Given material ->
+++
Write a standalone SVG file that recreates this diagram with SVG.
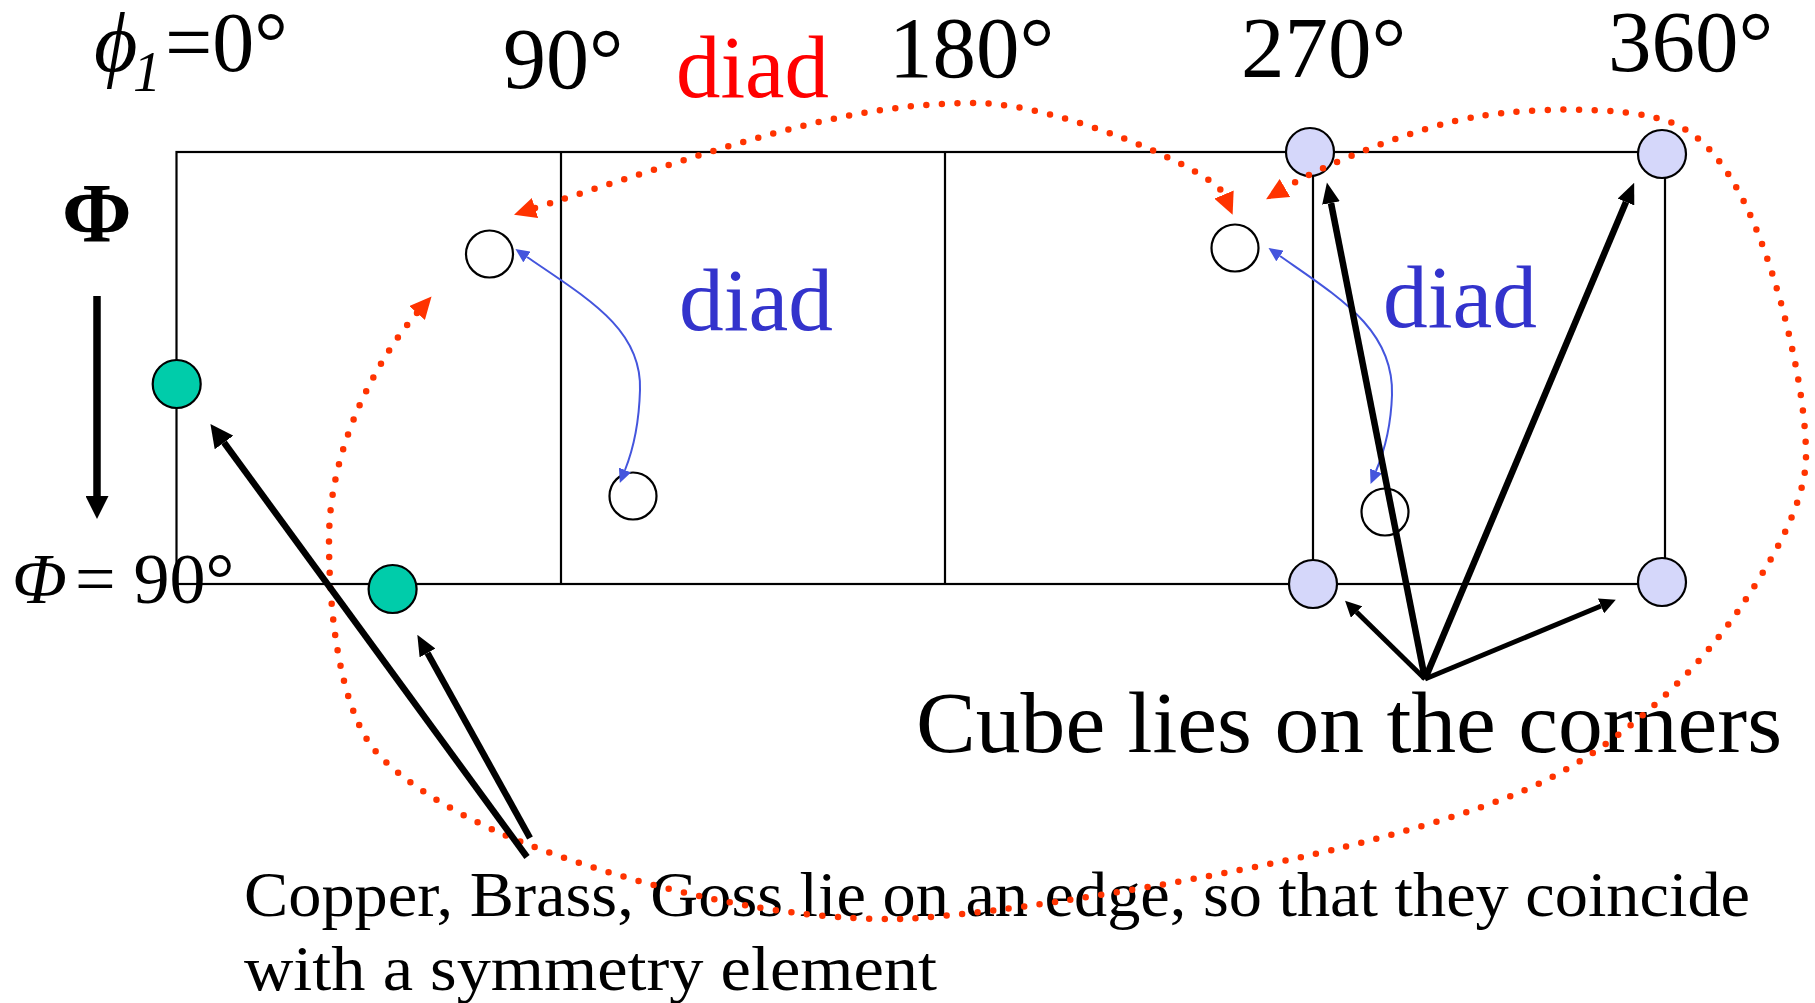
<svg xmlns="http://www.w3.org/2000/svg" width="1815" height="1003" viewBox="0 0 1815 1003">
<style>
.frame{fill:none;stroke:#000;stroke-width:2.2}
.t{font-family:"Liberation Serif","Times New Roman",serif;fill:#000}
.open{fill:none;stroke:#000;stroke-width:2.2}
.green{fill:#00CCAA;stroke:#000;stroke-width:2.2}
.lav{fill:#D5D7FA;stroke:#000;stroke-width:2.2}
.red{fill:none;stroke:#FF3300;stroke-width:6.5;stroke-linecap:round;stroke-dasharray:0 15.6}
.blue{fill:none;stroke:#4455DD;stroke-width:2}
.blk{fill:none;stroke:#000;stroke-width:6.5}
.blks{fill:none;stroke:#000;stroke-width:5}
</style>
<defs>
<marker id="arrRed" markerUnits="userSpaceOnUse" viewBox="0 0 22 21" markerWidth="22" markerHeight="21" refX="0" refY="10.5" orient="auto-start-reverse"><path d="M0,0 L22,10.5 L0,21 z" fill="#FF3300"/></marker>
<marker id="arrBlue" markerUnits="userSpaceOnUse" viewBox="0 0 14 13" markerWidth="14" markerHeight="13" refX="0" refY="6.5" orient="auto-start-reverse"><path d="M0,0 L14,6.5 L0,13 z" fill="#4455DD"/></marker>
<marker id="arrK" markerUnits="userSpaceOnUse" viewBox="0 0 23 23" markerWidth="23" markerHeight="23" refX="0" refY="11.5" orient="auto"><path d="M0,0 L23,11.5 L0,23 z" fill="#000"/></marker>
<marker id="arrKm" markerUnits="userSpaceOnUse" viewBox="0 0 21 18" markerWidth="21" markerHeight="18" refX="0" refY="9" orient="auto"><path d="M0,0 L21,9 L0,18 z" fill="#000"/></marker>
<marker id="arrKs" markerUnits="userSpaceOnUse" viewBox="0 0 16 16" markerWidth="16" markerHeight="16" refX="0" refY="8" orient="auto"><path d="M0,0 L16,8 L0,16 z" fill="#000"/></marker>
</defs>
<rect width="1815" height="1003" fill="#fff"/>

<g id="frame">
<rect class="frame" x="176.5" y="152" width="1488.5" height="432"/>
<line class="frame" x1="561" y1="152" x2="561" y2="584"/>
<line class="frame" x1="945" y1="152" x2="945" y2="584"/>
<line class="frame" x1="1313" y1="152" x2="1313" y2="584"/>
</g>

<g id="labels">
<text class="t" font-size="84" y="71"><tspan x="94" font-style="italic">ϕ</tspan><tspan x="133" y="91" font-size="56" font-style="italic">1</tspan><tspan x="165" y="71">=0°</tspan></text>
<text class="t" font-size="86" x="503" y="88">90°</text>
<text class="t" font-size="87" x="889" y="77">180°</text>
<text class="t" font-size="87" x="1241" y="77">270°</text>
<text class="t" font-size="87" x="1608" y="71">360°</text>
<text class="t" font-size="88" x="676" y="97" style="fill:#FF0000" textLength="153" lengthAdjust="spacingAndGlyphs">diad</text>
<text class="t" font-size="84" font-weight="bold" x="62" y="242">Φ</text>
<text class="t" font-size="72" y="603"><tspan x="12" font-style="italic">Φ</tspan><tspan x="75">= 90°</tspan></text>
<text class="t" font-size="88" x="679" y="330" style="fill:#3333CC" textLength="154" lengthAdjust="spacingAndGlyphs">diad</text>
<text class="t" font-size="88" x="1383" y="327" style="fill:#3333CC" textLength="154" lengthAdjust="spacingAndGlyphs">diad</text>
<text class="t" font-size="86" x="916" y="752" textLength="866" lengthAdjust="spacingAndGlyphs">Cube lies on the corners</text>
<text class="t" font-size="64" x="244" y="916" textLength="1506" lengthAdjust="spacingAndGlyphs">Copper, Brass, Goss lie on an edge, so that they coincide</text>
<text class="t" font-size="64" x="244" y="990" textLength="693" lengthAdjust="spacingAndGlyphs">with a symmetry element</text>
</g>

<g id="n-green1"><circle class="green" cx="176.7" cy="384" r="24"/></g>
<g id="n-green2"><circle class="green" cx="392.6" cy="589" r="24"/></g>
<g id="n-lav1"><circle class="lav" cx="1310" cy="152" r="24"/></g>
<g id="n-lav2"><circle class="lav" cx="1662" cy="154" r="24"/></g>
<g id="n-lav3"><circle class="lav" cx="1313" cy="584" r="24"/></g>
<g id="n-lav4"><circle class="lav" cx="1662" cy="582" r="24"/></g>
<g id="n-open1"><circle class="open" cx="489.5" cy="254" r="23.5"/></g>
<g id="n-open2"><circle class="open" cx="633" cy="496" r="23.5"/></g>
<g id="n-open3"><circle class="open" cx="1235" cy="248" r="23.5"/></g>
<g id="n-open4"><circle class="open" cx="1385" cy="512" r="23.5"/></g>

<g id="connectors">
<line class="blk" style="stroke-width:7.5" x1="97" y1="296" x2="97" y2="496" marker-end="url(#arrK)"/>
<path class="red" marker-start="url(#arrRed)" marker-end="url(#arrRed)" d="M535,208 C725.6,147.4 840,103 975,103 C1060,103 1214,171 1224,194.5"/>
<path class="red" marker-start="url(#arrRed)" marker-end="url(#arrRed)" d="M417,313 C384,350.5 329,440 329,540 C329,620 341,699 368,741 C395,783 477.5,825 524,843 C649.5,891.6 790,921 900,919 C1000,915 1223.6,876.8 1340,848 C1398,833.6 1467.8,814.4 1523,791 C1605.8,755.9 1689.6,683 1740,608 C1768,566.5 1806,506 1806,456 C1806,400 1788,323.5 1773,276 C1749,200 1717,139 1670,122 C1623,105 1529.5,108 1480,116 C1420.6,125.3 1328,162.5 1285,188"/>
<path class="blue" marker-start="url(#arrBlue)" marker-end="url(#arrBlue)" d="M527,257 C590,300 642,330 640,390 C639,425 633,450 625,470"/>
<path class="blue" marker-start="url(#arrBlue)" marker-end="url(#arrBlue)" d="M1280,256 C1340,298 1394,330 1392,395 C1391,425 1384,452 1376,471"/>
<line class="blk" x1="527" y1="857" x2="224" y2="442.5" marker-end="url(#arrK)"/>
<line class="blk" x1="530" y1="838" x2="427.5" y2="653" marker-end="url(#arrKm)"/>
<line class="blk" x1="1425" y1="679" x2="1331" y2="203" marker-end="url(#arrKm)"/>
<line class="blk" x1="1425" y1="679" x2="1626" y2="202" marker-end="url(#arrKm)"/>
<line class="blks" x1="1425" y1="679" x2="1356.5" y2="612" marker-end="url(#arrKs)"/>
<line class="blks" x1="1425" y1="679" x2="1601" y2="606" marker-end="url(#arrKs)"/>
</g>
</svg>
+++
The exercise ->
Write down every line of the data above that includes the string "with".

Written response ->
Write a standalone SVG file that recreates this diagram with SVG.
<text class="t" font-size="64" x="244" y="990" textLength="693" lengthAdjust="spacingAndGlyphs">with a symmetry element</text>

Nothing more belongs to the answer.